▶ _Instructions for the task_:
Only the lines from the one with "Emit a Python" through the one with "from matplotlib.ticker import", inclusive, should be echoed exactly; pictures are left out.
---------- Data rows
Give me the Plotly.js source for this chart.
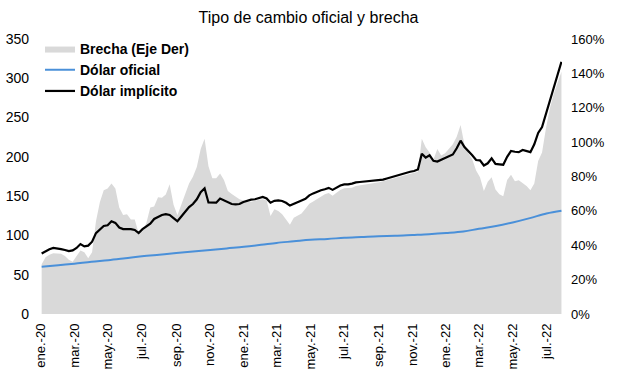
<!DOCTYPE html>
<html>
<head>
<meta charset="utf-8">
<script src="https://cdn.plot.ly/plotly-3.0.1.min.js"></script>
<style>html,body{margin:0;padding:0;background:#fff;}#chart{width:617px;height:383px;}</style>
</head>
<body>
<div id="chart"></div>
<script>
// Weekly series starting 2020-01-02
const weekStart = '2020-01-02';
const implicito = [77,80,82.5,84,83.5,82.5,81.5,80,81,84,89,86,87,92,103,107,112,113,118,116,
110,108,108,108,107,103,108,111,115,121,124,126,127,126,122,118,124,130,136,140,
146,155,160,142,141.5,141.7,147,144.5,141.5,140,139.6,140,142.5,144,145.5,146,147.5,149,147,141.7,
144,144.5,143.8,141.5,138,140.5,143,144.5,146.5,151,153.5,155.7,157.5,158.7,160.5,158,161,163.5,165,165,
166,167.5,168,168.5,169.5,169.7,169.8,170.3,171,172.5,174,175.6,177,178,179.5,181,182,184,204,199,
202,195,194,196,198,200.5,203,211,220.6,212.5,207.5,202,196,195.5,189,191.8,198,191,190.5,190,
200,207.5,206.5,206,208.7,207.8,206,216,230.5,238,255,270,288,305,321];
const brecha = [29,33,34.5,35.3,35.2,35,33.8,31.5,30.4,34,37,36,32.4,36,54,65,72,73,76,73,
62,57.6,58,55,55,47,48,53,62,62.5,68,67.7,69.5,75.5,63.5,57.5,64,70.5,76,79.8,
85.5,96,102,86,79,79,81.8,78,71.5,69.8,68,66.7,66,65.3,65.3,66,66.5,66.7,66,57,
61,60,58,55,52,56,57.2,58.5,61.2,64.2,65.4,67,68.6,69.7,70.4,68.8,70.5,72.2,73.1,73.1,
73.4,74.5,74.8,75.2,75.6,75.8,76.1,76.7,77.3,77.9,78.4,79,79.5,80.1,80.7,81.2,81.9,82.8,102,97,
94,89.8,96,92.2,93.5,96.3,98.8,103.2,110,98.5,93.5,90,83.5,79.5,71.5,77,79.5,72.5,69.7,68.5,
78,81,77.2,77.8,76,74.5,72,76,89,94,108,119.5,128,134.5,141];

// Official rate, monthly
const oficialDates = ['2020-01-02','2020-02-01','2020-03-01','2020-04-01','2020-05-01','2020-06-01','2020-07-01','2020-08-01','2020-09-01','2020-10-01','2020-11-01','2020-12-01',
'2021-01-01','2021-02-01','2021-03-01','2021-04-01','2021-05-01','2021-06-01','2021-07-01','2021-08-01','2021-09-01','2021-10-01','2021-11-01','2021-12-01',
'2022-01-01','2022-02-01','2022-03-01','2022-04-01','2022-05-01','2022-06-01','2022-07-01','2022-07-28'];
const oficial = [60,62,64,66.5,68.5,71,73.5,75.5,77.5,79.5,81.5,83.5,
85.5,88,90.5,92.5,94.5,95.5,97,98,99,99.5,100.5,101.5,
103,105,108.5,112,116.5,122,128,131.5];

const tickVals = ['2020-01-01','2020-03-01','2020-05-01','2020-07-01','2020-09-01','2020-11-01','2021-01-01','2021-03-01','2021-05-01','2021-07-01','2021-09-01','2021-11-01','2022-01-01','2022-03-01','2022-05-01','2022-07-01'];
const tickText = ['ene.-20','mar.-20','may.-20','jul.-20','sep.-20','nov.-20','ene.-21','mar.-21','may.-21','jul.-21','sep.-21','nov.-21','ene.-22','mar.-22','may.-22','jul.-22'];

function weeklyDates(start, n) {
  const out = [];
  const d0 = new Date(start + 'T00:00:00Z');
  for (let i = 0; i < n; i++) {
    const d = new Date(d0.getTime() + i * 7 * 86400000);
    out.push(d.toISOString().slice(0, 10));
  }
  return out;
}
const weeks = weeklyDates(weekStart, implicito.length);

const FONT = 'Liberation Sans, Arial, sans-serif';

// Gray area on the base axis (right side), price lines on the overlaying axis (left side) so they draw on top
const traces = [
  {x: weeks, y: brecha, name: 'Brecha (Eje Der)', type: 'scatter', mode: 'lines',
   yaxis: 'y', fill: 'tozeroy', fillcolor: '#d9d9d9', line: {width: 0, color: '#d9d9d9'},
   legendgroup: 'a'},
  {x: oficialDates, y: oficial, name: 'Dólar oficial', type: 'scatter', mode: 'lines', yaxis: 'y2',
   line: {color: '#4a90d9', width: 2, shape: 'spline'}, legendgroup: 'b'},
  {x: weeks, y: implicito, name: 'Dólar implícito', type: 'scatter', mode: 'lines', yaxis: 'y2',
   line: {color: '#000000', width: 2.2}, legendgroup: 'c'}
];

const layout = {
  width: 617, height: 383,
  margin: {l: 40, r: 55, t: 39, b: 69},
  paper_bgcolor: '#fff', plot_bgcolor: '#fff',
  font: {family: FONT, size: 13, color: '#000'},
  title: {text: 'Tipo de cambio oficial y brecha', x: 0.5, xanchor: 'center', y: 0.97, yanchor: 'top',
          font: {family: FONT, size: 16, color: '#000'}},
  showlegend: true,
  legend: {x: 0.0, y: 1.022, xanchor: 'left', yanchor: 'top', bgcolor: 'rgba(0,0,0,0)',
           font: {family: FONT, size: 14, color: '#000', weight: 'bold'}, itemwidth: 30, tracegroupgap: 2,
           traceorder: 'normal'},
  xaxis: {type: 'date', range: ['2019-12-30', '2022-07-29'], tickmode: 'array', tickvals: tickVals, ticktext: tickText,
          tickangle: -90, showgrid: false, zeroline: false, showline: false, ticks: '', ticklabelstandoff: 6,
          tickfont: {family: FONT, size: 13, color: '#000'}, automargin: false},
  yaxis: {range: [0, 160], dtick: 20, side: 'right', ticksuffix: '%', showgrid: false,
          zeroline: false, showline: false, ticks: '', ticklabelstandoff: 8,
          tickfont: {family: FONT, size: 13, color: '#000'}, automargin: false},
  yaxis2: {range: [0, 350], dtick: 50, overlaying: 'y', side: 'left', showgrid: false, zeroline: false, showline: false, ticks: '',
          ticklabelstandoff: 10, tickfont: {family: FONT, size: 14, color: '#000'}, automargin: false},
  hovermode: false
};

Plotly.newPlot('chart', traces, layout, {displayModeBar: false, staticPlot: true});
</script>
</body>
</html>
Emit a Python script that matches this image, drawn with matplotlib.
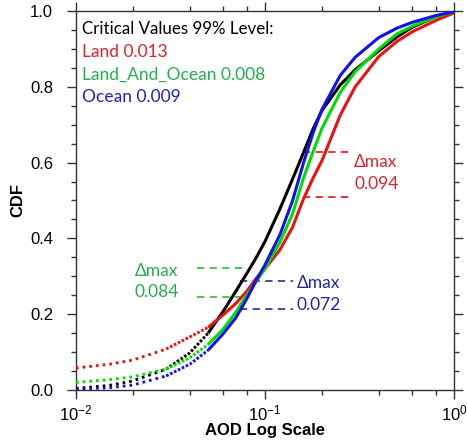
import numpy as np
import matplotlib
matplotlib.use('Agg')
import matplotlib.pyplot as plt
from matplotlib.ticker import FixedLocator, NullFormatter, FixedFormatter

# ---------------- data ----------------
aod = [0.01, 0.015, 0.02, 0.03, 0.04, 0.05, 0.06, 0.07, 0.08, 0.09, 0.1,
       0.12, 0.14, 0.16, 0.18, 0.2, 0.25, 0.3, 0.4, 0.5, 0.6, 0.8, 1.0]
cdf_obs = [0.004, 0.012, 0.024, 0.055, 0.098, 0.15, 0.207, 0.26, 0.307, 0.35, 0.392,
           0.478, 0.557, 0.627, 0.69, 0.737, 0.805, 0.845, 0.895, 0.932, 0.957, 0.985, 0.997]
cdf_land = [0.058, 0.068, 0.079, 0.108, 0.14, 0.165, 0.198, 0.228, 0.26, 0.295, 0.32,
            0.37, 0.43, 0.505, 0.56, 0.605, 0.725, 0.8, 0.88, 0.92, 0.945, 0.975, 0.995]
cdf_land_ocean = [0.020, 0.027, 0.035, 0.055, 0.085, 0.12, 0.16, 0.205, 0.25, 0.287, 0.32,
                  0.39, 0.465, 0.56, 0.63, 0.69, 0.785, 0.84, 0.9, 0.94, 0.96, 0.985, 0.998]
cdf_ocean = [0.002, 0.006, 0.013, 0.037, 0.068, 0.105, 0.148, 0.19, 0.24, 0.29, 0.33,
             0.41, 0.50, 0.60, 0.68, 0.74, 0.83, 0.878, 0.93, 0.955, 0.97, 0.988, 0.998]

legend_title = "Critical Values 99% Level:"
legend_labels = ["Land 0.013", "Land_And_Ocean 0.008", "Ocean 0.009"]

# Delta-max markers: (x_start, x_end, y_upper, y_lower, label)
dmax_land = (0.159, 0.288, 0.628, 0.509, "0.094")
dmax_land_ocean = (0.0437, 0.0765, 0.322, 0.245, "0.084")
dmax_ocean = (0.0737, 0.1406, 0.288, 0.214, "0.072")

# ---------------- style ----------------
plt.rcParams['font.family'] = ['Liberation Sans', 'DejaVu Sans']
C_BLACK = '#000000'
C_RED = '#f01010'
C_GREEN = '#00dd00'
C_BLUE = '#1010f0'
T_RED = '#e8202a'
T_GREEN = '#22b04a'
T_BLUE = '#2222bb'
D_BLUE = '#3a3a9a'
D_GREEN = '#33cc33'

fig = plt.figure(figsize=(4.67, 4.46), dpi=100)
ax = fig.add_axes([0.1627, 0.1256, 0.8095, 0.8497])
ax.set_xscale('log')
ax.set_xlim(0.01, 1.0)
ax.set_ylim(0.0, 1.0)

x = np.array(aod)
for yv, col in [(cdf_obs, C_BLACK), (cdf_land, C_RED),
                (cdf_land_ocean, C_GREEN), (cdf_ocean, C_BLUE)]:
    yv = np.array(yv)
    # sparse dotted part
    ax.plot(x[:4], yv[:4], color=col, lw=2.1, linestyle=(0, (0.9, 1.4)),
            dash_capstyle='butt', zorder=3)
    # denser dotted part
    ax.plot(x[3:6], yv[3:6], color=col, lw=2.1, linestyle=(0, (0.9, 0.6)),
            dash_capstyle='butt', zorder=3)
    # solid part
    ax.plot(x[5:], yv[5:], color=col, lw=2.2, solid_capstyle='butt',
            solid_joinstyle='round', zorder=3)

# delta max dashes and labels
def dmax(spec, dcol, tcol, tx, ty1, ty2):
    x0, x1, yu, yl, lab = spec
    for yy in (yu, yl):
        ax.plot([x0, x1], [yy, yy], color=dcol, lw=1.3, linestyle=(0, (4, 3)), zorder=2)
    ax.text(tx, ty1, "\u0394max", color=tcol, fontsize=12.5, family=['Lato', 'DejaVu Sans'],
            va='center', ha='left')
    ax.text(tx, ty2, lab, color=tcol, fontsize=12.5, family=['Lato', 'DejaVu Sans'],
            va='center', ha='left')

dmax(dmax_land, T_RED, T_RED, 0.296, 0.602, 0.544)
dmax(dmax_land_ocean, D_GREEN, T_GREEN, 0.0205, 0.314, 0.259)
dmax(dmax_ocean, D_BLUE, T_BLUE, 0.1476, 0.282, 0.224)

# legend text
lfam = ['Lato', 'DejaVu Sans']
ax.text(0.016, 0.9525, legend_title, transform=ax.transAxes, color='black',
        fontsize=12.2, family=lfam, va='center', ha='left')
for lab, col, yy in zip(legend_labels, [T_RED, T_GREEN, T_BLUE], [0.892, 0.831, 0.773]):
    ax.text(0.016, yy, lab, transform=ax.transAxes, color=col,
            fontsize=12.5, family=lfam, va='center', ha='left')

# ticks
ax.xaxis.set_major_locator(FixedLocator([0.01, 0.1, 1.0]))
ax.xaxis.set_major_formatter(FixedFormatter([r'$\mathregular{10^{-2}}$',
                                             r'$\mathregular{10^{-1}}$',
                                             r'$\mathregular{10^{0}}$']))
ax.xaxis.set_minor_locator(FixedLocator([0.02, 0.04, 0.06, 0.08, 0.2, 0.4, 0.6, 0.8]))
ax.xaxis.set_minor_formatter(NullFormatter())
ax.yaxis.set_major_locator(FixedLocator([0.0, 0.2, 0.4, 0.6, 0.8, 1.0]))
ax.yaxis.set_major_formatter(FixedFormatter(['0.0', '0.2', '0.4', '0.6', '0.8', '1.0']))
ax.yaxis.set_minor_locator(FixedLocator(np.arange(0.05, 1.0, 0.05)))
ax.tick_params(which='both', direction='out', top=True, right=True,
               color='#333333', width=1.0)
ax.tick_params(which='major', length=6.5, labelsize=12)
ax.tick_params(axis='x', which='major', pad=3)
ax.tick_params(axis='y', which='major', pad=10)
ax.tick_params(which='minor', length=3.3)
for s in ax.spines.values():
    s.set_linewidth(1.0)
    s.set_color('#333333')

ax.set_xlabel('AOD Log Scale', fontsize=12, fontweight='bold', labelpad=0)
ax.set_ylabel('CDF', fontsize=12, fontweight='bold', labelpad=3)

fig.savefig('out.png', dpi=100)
--------------------
▶ _Correct result_:
Emit a Python script that matches this image, drawn with matplotlib.
import numpy as np
import matplotlib
matplotlib.use('Agg')
import matplotlib.pyplot as plt
from matplotlib.ticker import FixedLocator, NullFormatter, FixedFormatter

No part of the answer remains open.